はじめに、同共同研究を主導した日野客員研究員が基調講演を行い、アフリカの多くの地域で民族間や民族内での不平等感が人をより排他的にし、お互いの信頼を失わせ、社会的一体性を損なっている点に触れ、「社会的一体性は、不平等、人々のアイデンティティー、そして他の人やコミュニティーに対する信頼という3つの要素から構成される」と解説。その上で、「アフリカの強みはその多様性にあり、社会的一体性に基づいたボトムアップアプローチこそ、アフリカの国々の経済社会開発にとって最も重要。過去、長い歴史の中で、分断に直面し、学び、社会的一体性を醸成しようとしてきたアフリカの経験は、近年分断を経験しつつある西欧諸国が社会的融和を守っていくために役立つ可能性がある」と述べました。

JICA研究所と神戸大学の共同研究を主導したデューク大学の日野博之客員研究員

続くパネルディスカッションでは、JICA研究所の大野泉研究所長をモデレーターに、アフリカ開発に関わる有識者が知見を共有しました。

大野研究所長が「アフリカが直面している課題は世界の他の地域にも共通するのではないか?」と疑問を投げかけると、川村学園の石川薫理事(元カナダ大使・エジプト大使・外務省経済局長)は、社会における深い分断はアフリカに限られたことではないと指摘。使用言語によって国が分断されているベルギーや、各民族の文化やアイデンティティーを尊重するモザイク国家を目指すカナダなどを例に歴史的視点を示し、「アフリカの事例を見ると、私たちもまた自国の歴史を振り返り、そこから学ぶべきだと気付かされる」と述べました。

国際金融情報センターの玉木林太郎理事長は、OECD事務次長など三度にわたりパリで勤務した経験をもとに、「従来のOECDでは、パリで議論された解決策を開発途上国に伝えればいいと考えられていたが、グローバル金融危機を経て、先進国も途上国も課題は共通だと認識されるようになった」と、国際機関における認識の変遷を紹介しました。

アディスアベバ大学准教授で、東京外国語大学の客員教授を務めるテショメ・イマナ氏は、「アフリカには民族紛争が多いと言われてきたが、現在はだいぶ変わってきている」と認識を変えるよう呼びかけ、「他者への共感や思いやりといった意味の『Ubuntu(ウブントゥ)』という哲学が東アフリカにある。これをアフリカ中に広めることで、アフリカ人同士が学びながら社会的一体性を醸成できるはず」と抱負を語りました。
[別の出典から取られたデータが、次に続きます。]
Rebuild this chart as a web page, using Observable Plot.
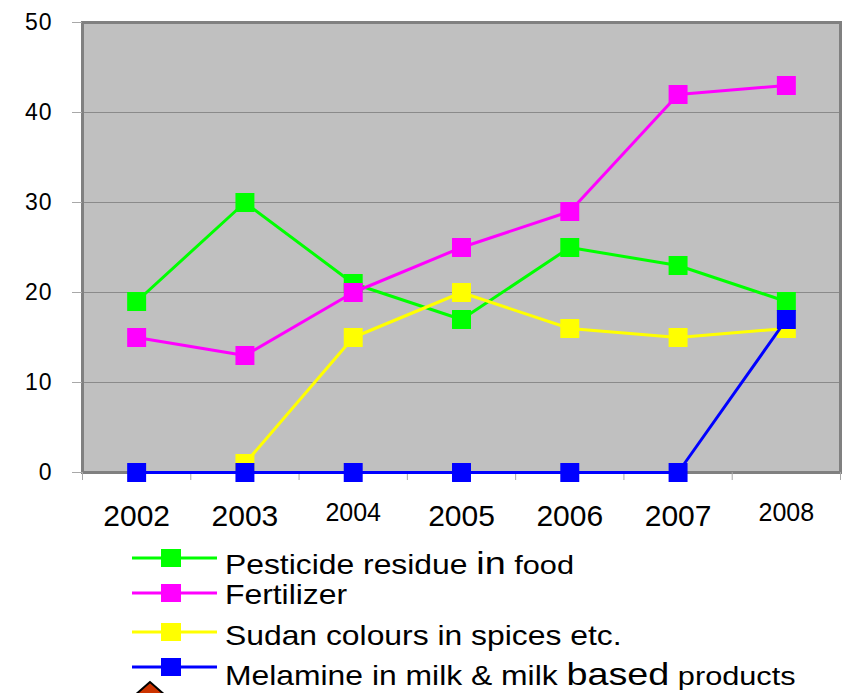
<!DOCTYPE html>
<html>
<head>
<meta charset="utf-8">
<script src="https://cdn.jsdelivr.net/npm/d3@7"></script>
<script src="https://cdn.jsdelivr.net/npm/@observablehq/plot@0.6"></script>
<style>
  body { margin: 0; background: #fff; font-family: "Liberation Sans", Arial, sans-serif; }
  #chart { position: relative; width: 842px; height: 693px; overflow: hidden; }
  #chart svg { display: block; }
  #legend { position: absolute; left: 0; top: 540px; }
  g[aria-label="y-axis tick label"] text { letter-spacing: 1px; }
</style>
</head>
<body>
<div id="chart"></div>
<script>
// ---- data ----
const years = ["2002", "2003", "2004", "2005", "2006", "2007", "2008"];
const smallYearLabels = ["2004", "2008"];
const pesticide = [19, 30, 21, 17, 25, 23, 19];
const fertilizer = [15, 13, 20, 25, 29, 42, 43];
const sudan = [null, 1, 15, 20, 16, 15, 16];
const melamine = [0, 0, 0, 0, 0, 0, 17];
const yTicks = [0, 10, 20, 30, 40, 50];
const seriesNames = ["Pesticide residue in food", "Fertilizer", "Sudan colours in spices etc.", "Melamine in milk & milk based products"];
const seriesValues = [pesticide, fertilizer, sudan, melamine];
const seriesColors = ["#00ff00", "#ff00ff", "#ffff00", "#0000ff"];
// legend labels split in runs of differing font size
const legendRuns = [
  [["Pesticide residue ", 27], ["in", 32], [" food", 26]],
  [["Fertilizer", 27]],
  [["Sudan colours in spices etc.", 27]],
  [["Melamine in milk & milk ", 27], ["based", 32], [" products", 26]]
];

// ---- layout ----
const W = 842, H = 540, ML = 82, MR = 2, MT = 22, MB = 68;

const rows = [];
seriesValues.forEach((vals, k) => {
  vals.forEach((v, i) => {
    if (v != null) rows.push({k, idx: i, value: v});
  });
});
const yearRows = years.map((y, i) => ({label: y, idx: i}));

const marks = [
  Plot.frame({fill: "#c0c0c0"}),
  Plot.ruleY(yTicks.filter(d => d > 0), {stroke: "#8a8a8a", strokeWidth: 1}),
  Plot.frame({stroke: "#808080", strokeWidth: 3}),
  Plot.axisY(yTicks, {label: null, tickSize: 10, tickPadding: 20, stroke: "#a8a8a8", fill: "black", fontSize: 23}),
  Plot.axisX(d3.range(years.length + 1).map(i => i - 0.5), {label: null, tickSize: 8, tickFormat: () => "", stroke: "#a8a8a8"}),
  Plot.text(yearRows.filter(d => !smallYearLabels.includes(d.label)), {
    x: "idx", text: "label", frameAnchor: "bottom", dy: 44, lineAnchor: "middle", fontSize: 30, fill: "black"
  }),
  Plot.text(yearRows.filter(d => smallYearLabels.includes(d.label)), {
    x: "idx", text: "label", frameAnchor: "bottom", dy: 40, lineAnchor: "middle", fontSize: 25, fill: "black"
  })
];
seriesValues.forEach((_, k) => {
  const data = rows.filter(r => r.k === k);
  marks.push(Plot.line(data, {x: "idx", y: "value", stroke: seriesColors[k], strokeWidth: 3}));
  marks.push(Plot.dot(data, {x: "idx", y: "value", symbol: "square", r: 10.7, fill: seriesColors[k], stroke: "none"}));
});

const plot = Plot.plot({
  width: W, height: H,
  marginLeft: ML, marginRight: MR, marginTop: MT, marginBottom: MB,
  style: {fontFamily: '"Liberation Sans", Arial, sans-serif', background: "white", overflow: "visible"},
  x: {type: "linear", domain: [-0.5, years.length - 0.5], axis: null},
  y: {domain: [0, 50], axis: null},
  marks
});
document.getElementById("chart").appendChild(plot);

// ---- legend (below the plot svg) ----
const LH = 693 - H;
const legend = d3.select("#chart").append("svg")
  .attr("id", "legend").attr("width", W).attr("height", LH)
  .style("font-family", '"Liberation Sans", Arial, sans-serif');
const lineYs = [18, 53, 92, 127];
const baseYs = [34, 64, 105, 145];
seriesNames.forEach((name, k) => {
  const g = legend.append("g").attr("aria-label", name);
  g.append("line").attr("x1", 132).attr("x2", 217).attr("y1", lineYs[k]).attr("y2", lineYs[k])
    .attr("stroke", seriesColors[k]).attr("stroke-width", 3);
  g.append("rect").attr("x", 161).attr("y", lineYs[k] - 9).attr("width", 20).attr("height", 18)
    .attr("fill", seriesColors[k]);
  const t = g.append("text").attr("transform", `translate(225,${baseYs[k]}) scale(1.18,1)`).attr("fill", "black");
  legendRuns[k].forEach(([s, fs]) => t.append("tspan").attr("font-size", fs).text(s));
});
// decorative shape peeking at the bottom edge
legend.append("polygon")
  .attr("points", `150,${142} 134,${156} 166,${156}`)
  .attr("fill", "#cc3300").attr("stroke", "black").attr("stroke-width", 2);
</script>
</body>
</html>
アフリカ開発に関わる有識者が、パネリストとしてそれぞれの視点から議論を展開

京都大学大学院の高橋基樹教授は、「紛争が続く地域もあるが、その原因は資源の分配の不公正などであり、民族間の問題に起因するわけではないことが多い。多民族が暮らすアフリカでは、すでに共存のためのたくさんの知恵がある。そして資源分配の不公正が問題になることこそ、国家が果たすべき公正さについての人々の認識が強まっている証左で、そこに現代アフリカの希望がある」と、前向きな見方を示しました。

こうした議論を経て大野研究所長は、「アフリカの課題は私たち自身にも共通の課題。すでにアフリカには具体的なグッドプラクティスがあるため、アフリカも他の国々も学びあえる。日本はTICADを通して、これからもアフリカとパートナーシップを築いていきたい」とまとめました。

最後に、神戸大学経済経営研究所の浜口伸明所長が閉会のあいさつに立ち、JICA研究所との10年にわたる共同研究に基づいた既刊の2冊の書籍にも触れ、「我々の研究によって民族多様性と経済発展の複雑な関係の解明が進んだことをうれしく思う。今日を契機にさらに議論を深めたい」と述べ、セミナーを締めくくりました。